• **EXERCISE OBJECTIVE**
Copy out all lines of the records in which the word "code" appears.

• **RECORDED DATA**
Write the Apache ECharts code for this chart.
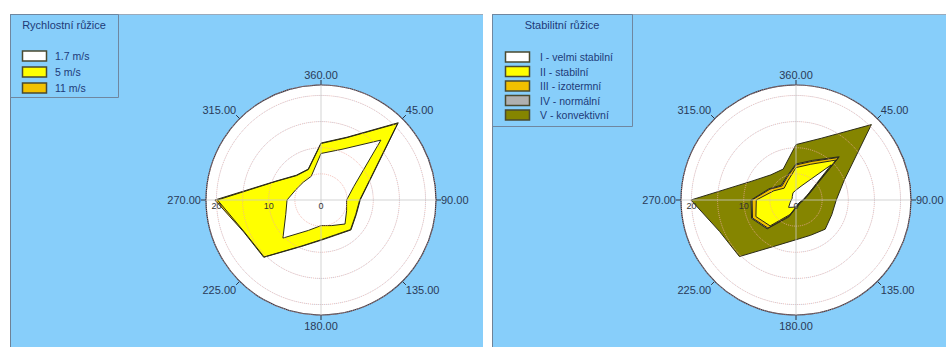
--
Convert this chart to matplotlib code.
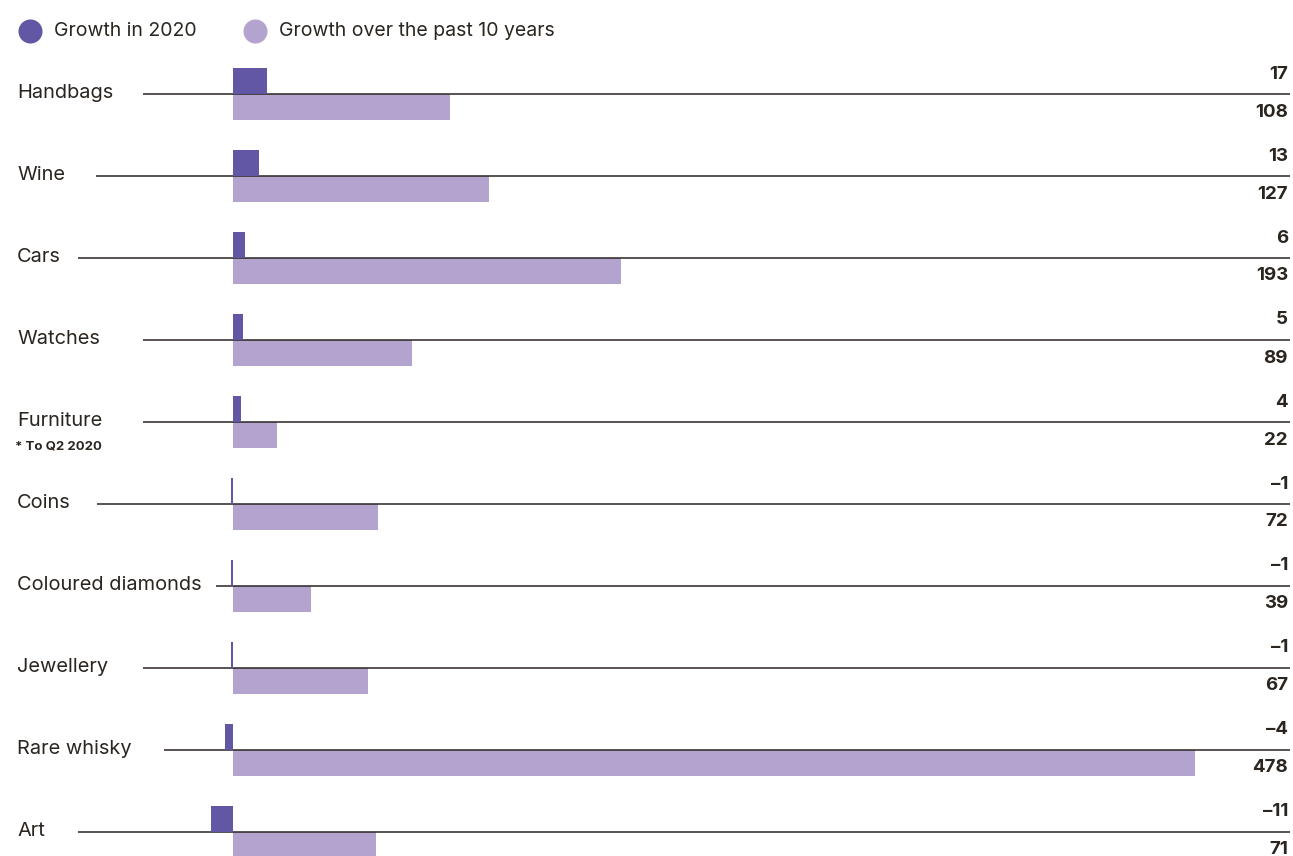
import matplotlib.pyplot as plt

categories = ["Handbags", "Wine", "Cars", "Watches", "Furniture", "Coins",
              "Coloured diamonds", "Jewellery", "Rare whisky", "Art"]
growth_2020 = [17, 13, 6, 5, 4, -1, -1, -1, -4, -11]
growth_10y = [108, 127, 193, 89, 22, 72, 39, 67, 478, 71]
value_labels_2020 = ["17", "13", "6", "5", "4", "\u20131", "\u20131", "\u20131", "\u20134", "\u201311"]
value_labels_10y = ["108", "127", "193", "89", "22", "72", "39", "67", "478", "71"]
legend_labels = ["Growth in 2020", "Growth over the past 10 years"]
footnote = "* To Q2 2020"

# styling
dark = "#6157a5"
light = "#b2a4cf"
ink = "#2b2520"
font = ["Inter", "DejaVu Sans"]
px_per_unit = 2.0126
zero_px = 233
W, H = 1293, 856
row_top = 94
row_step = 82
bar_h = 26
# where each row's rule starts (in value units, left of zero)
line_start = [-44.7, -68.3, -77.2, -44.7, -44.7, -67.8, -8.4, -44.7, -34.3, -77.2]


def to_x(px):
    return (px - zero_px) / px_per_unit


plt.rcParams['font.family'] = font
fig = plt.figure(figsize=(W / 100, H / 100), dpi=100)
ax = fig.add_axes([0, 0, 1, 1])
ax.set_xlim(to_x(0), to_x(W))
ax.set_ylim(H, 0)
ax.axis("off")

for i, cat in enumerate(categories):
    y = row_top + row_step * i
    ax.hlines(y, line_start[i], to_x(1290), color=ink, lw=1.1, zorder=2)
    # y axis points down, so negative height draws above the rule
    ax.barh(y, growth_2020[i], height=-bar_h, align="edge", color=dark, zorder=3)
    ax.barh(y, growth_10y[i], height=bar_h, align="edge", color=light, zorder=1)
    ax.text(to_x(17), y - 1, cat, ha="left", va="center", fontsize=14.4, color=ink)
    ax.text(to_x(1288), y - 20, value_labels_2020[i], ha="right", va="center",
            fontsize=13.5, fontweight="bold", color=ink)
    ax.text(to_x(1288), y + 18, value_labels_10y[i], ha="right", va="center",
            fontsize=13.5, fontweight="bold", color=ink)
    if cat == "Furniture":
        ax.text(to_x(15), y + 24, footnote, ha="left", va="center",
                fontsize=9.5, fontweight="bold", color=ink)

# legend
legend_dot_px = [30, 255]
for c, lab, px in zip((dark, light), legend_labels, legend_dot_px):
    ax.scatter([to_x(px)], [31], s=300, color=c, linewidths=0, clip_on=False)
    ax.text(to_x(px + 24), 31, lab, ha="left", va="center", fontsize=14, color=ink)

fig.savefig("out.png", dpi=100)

• **EXERCISE RESPONSE**
Write the Apache ECharts code for this chart.
Convert this chart to matplotlib code.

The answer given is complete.